KDnuggets Home » News » 2015 » Jul » Opinions, Interviews, Reports » The missing D in Data Science ( 15:n22 )

The missing D in Data Science

Data science is often talked in terms of tools, insights and emerging use cases, but one of its important pillars domain expertise is left out. Find out why you should be concerned about it.

By Debleena Roy (Bridgei2i).

Imagine being inside a child’s brain as she takes her major life decisions. Imagine the feelings of joy, sadness, fear, disgust and anger jostling with each other as she goes through the one of the biggest changes in her life, leaving her home. Imagine taking the Train of Thought over the Imagination Island and creating long-term core memories that define her growing personality traits (I mean) islands.

Well, the imagination just came alive in Disney’s latest movie “Inside Out”. But of course, this is not meant to be a movie review. Or a recommendation. Though, you must see the movie, if you haven’t already. (That’s a subtle hint)

Now imagine, actually, why imagine, you must be doing it today itself!
Just about to take major a decision for your company based on Data Science.

You believe in data with all your heart and in your dreams you quote Sherlock Holmes:

“Data! data! data!” he cried impatiently. “I can’t make bricks without clay.”― Arthur Conan Doyle, The Adventure of the Copper Beeches

So what’s your character you ask in this imagination game? Of course, you are the celebrated hero of today’s world, not the Superhero clad in the dark cloak with superpowers even nursery kids are no longer in awe of but the new superhero with a growing armor of super-powers like Cloud, Big Data, Python, IOT, (the list continues); the much talked about and much in demand, Data Scientist.

Now just imagine, if you could go behind the mind of the data scientist just the same way as Disney went behind the mind of the child in the movie, Inside Out?

What levers would you find? Which emotions would jostle with each other as the data scientist would show her super-powers and take the decision that will spell impact and change for her company?

Is it all about data? Or are there other levers that you need to push in order to make sure you reach the right decision? Are anger, fear, sadness, disgust and joy jostling with each other inside her brain as she takes her data-driven decision?

It is here I would like to make my main point.

Data Science is as much about change management as it is about solving business problems.

For data science driven decisions to succeed then, knowing the data is not enough. The missing “D” in Data Science is a word we do not often associate with data science armor or job descriptions.


Drew Conway spoke about it as substantive experience in his Data Science Venn Diagram http://drewconway.com/zia/2013/3/26/the-data-science-venn-diagram.

Dr. Vincent Granville spoke about in Data Science Central and so did other people such as Jeff Heaton and Nathan Brixius. But it still seems to be a seldom voiced and unresolved debate, at best.
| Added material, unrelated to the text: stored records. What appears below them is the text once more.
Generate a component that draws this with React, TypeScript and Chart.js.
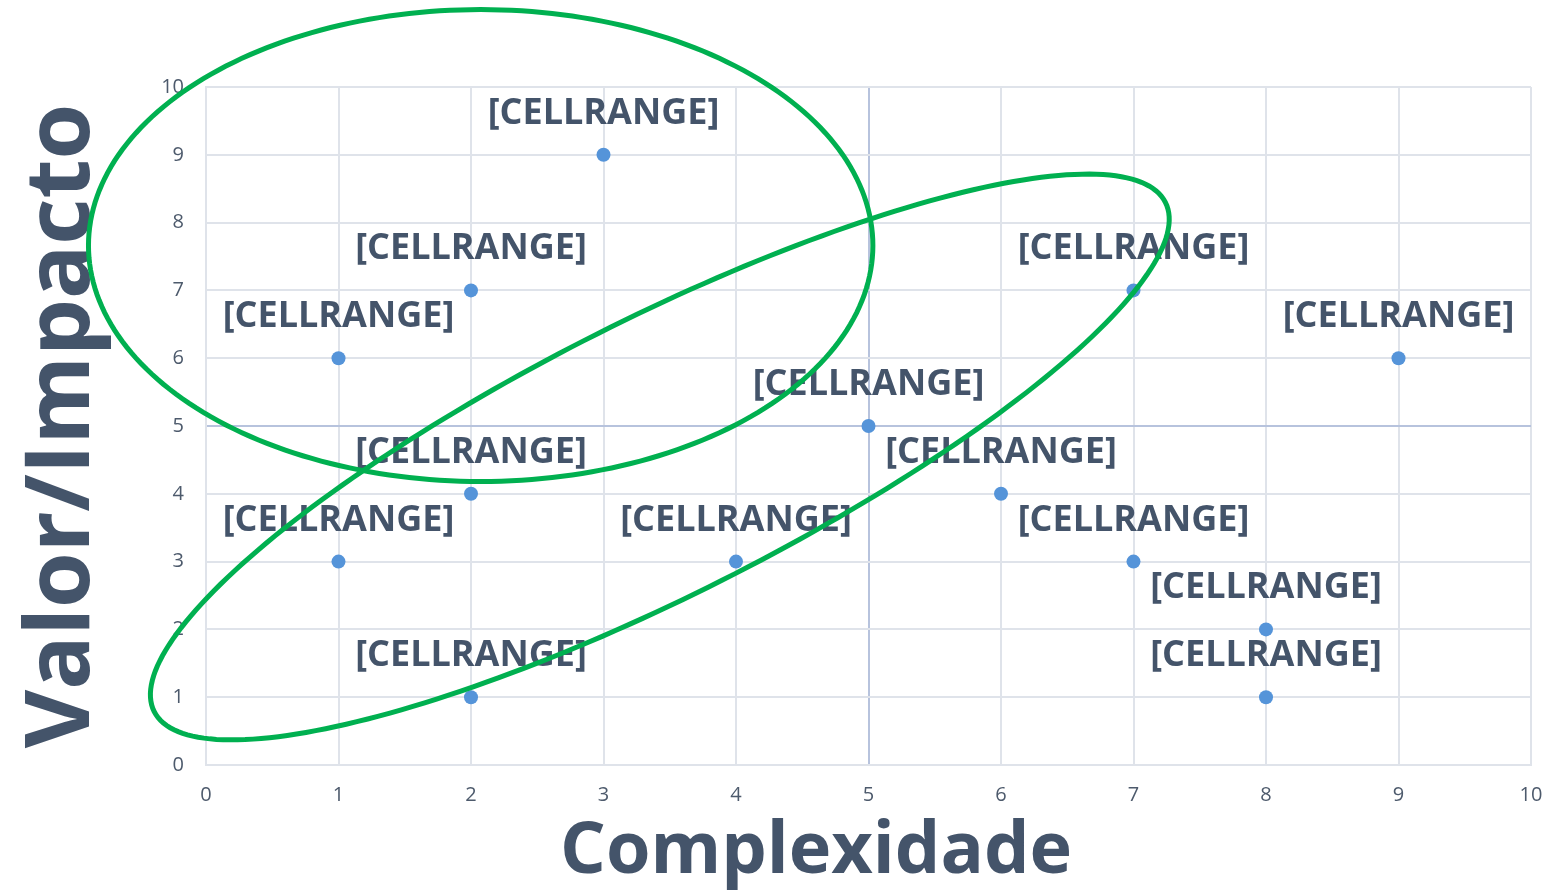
import { useEffect, useRef } from 'react';
import { Chart, registerables } from 'chart.js';

Chart.register(...registerables);

// Data
const complexidade = [3, 2, 1, 7, 9, 5, 2, 6, 1, 4, 7, 8, 8, 2];
const valorImpacto = [9, 7, 6, 7, 6, 5, 4, 4, 3, 3, 3, 2, 1, 1];
const pointLabels = [
  '[CELLRANGE]', '[CELLRANGE]', '[CELLRANGE]', '[CELLRANGE]', '[CELLRANGE]',
  '[CELLRANGE]', '[CELLRANGE]', '[CELLRANGE]', '[CELLRANGE]', '[CELLRANGE]',
  '[CELLRANGE]', '[CELLRANGE]', '[CELLRANGE]', '[CELLRANGE]',
];
const axisMin = 0;
const axisMax = 10;
const axisStep = 1;
const quadrantValue = 5;
const xTitle = 'Complexidade';
const yTitle = 'Valor/Impacto';

// Highlight ellipses, in data units: centre and two conjugate semi-axis vectors
const ellipseCentres = [[2.073, 7.662], [3.425, 4.543]];
const ellipseAxisA = [[2.96, 0], [3.816, 3.755]];
const ellipseAxisB = [[0, 3.48], [0.469, -1.819]];

const TEXT = '#44546A';
const GRID = '#dfe3ea';
const GRID_MID = '#b7c3dd';

const overlayPlugin = {
  id: 'overlay',
  afterDatasetsDraw(chart: any) {
    const ctx = chart.ctx;
    const meta = chart.getDatasetMeta(0);
    ctx.save();
    ctx.font = 'bold 36px "Open Sans"';
    ctx.fillStyle = TEXT;
    ctx.textAlign = 'center';
    ctx.textBaseline = 'alphabetic';
    meta.data.forEach((el: any, i: number) => {
      ctx.fillText(pointLabels[i], el.x, el.y - 31);
    });
    ctx.restore();
  },
  afterDraw(chart: any) {
    const ctx = chart.ctx;
    const xs = chart.scales.x;
    const ys = chart.scales.y;
    ctx.save();
    // x axis title
    ctx.font = 'bold 72px "Open Sans"';
    ctx.fillStyle = TEXT;
    ctx.textAlign = 'center';
    ctx.textBaseline = 'alphabetic';
    ctx.fillText(xTitle, 816, 873);
    // ellipses
    ctx.strokeStyle = '#00b050';
    ctx.lineWidth = 5;
    ellipseCentres.forEach((c, k) => {
      const A = ellipseAxisA[k];
      const B = ellipseAxisB[k];
      ctx.beginPath();
      const n = 240;
      for (let i = 0; i <= n; i++) {
        const t = (i / n) * Math.PI * 2;
        const dx = c[0] + A[0] * Math.cos(t) + B[0] * Math.sin(t);
        const dy = c[1] + A[1] * Math.cos(t) + B[1] * Math.sin(t);
        const px = xs.getPixelForValue(dx);
        const py = ys.getPixelForValue(dy);
        if (i === 0) ctx.moveTo(px, py);
        else ctx.lineTo(px, py);
      }
      ctx.closePath();
      ctx.stroke();
    });
    ctx.restore();
  },
};

export default function App() {
  const ref = useRef<HTMLCanvasElement | null>(null);
  useEffect(() => {
    if (!ref.current) return;
    const gridColor = (c: any) => (c.tick && c.tick.value === quadrantValue ? GRID_MID : GRID);
    const chart = new Chart(ref.current, {
      type: 'scatter',
      data: {
        datasets: [
          {
            label: 'Itens',
            data: complexidade.map((x, i) => ({ x, y: valorImpacto[i] })),
            backgroundColor: '#5594d9',
            borderWidth: 0,
            pointRadius: 7,
          },
        ],
      },
      options: {
        animation: false,
        responsive: false,
        layout: { padding: { top: 87, right: 19, left: 0, bottom: 0 } },
        plugins: { legend: { display: false }, tooltip: { enabled: false } },
        scales: {
          x: {
            type: 'linear',
            min: axisMin,
            max: axisMax,
            afterFit: (s: any) => {
              s.height = 128;
              s.paddingRight = 0;
              s.paddingLeft = 0;
            },
            ticks: {
              stepSize: axisStep,
              padding: 18,
              color: '#4d5a6c',
              font: { family: 'Open Sans', size: 20 },
            },
            grid: { color: gridColor, lineWidth: 2, drawTicks: false },
            border: { display: true, color: GRID, width: 2 },
            title: { display: false },
          },
          y: {
            type: 'linear',
            min: axisMin,
            max: axisMax,
            afterFit: (s: any) => {
              s.width = 206;
              s.paddingTop = 0;
              s.paddingBottom = 0;
            },
            ticks: {
              stepSize: axisStep,
              padding: 22,
              color: '#4d5a6c',
              font: { family: 'Open Sans', size: 20 },
            },
            grid: { color: gridColor, lineWidth: 2, drawTicks: false },
            border: { display: true, color: GRID, width: 2 },
            title: {
              display: true,
              text: yTitle,
              color: TEXT,
              font: { family: 'Open Sans', size: 90, weight: 'bold' },
              padding: { top: 9, bottom: 0 },
            },
          },
        },
      },
      plugins: [overlayPlugin],
    });
    return () => chart.destroy();
  }, []);
  return (
    <div style={{ position: 'absolute', left: 0, top: 0, width: 1550, height: 893, background: '#fff' }}>
      <canvas ref={ref} width={1550} height={893} style={{ display: 'block' }} />
    </div>
  );
}
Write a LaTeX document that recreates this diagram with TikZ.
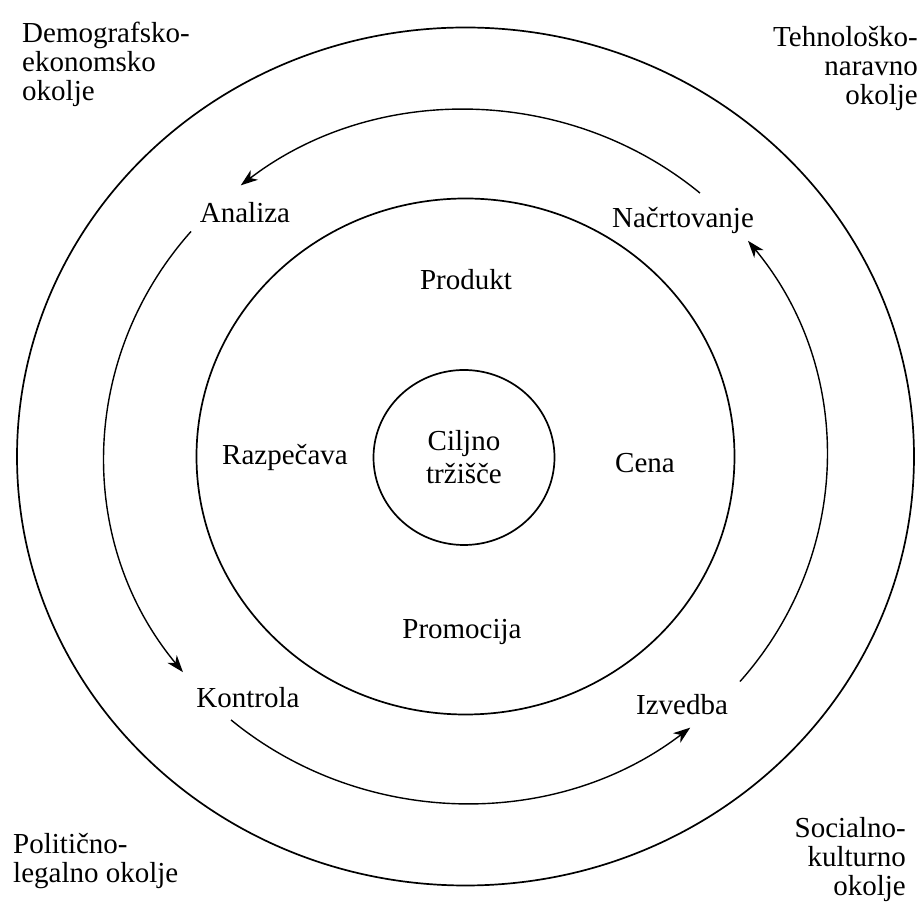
\documentclass[tikz,border=0pt]{standalone}
\usepackage{fontspec}
\setmainfont{Liberation Serif}
\usetikzlibrary{arrows.meta,shapes.geometric,calc}
\begin{document}
\begin{tikzpicture}[x=1pt,y=1pt,
  ring/.style={line width=1.7pt},
  cyc/.style={line width=1.4pt,-{Stealth[length=17pt,width=12pt,inset=5pt]}},
  lbl/.style={font=\fontsize{29}{29}\selectfont, inner sep=0pt},
]
\useasboundingbox (0,0) rectangle (922,905);
\coordinate (c) at (465.5,448.5);
% rings
\draw[ring] (c) ellipse [x radius=448.5pt, y radius=429pt];
\draw[ring] (c) ellipse [x radius=269pt, y radius=258pt];
\node[ring, draw, ellipse, minimum width=181pt, minimum height=175pt, inner sep=0pt,
      align=center, font=\fontsize{29}{33}\selectfont] (target) at (464,447.5) {Ciljno\\tržišče};
% environment labels
\node[lbl, align=left, anchor=north west] (demo) at (22,883) {Demografsko-\\ekonomsko\\okolje};
\node[lbl, align=right, anchor=north east] (tehno) at (918,879) {Tehnološko-\\naravno\\okolje};
\node[lbl, align=left, anchor=north west] (polit) at (13,72) {Politično-\\legalno okolje};
\node[lbl, align=right, anchor=north east] (soc) at (906,88) {Socialno-\\kulturno\\okolje};
% process labels
\node[lbl, anchor=base] (anal) at (245,682) {Analiza};
\node[lbl, anchor=base] (nacrt) at (683,677) {Načrtovanje};
\node[lbl, anchor=base] (kontr) at (248,197) {Kontrola};
\node[lbl, anchor=base] (izv) at (682,190) {Izvedba};
% marketing mix labels
\node[lbl, anchor=base] (prod) at (466,615) {Produkt};
\node[lbl, anchor=base] (razp) at (285,440) {Razpečava};
\node[lbl, anchor=base] (cena) at (645,432) {Cena};
\node[lbl, anchor=base] (prom) at (462,266) {Promocija};
% cycle arcs
\coordinate (s1) at ($(c)+(49.5:361pt and 346.5pt)$);
\coordinate (s2) at ($(c)+(139.5:361pt and 346.5pt)$);
\coordinate (s3) at ($(c)+(229.5:361pt and 346.5pt)$);
\coordinate (s4) at ($(c)+(319.5:361pt and 346.5pt)$);
\draw[cyc] (s1) arc[start angle=49.5, end angle=128.5, x radius=361pt, y radius=346.5pt];
\draw[cyc] (s2) arc[start angle=139.5, end angle=218.5, x radius=361pt, y radius=346.5pt];
\draw[cyc] (s3) arc[start angle=229.5, end angle=308.5, x radius=361pt, y radius=346.5pt];
\draw[cyc] (s4) arc[start angle=319.5, end angle=398.5, x radius=361pt, y radius=346.5pt];
\end{tikzpicture}
\end{document}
My point in this debate is that the best data scientists who can really drive business decisions and navigate the organizations through a culture of change are the ones who are not just data but also domain experts. Let’s look at 2 such far-reaching data-driven change decisions from history:

Florence Nightingale’s famous Coxcomb Chart showing deaths from diseases started with her understanding of the prevailing healthcare domain.

Alan Turing’s war-time breaking of the Enigma code owed its success as much to his reasoning powers as it did to his programming expertise.

The people mentioned may not be the usual data scientists but more fit the pattern of what Gartner is terming as the increasing crowd of “Citizen Data Scientists”.

So what’s going behind the Data Scientists” mind now? Confusion? Joy? Fear? Just like each superhero, each Data Scientist could have her own route to discovering her superpowers whether or not she has the official label and designation. The key point is that Data Scientists who are at this point of time dreaming of the next big “Beer and Diaper” Eureka insights moment, might do well to pause a while in the “Train of Thought” and look for the station called “Domain Central” before they continue their data journey.

Remember this dialogue from the same Mr. Holmes?

sherlock-holmes“‘Is there any point to which you would wish to draw my attention?’

‘To the curious incident of the dog in the night-time.’

‘The dog did nothing in the night-time.’

‘That was the curious incident,’ remarked Sherlock Holmes.'”

Exchange between Inspector Gregory & Sherlock Holmes -Silver Blaze

Which brings home the point about domain in a very curious way. Sherlock Holmes knew his domain. Hence he knew what data mattered and what didn’t. Knowing the domain, helps us create the right hypotheses which data science can help us test and prove or disprove. Without domain understanding, data science could become a long fishing expedition in the ever-increasing data-lake and the Iceberg of Business could start melting long before the changes needed are really implemented.

“The Game is On”. Let’s play this data science game, “Inside Out”. Would love to hear your thoughts on this debate.

Debleena Roy is an Analytics Leader at BRIDGEi2i Analytics Solutions in Bengaluru Area, India, focusing on Financial Services.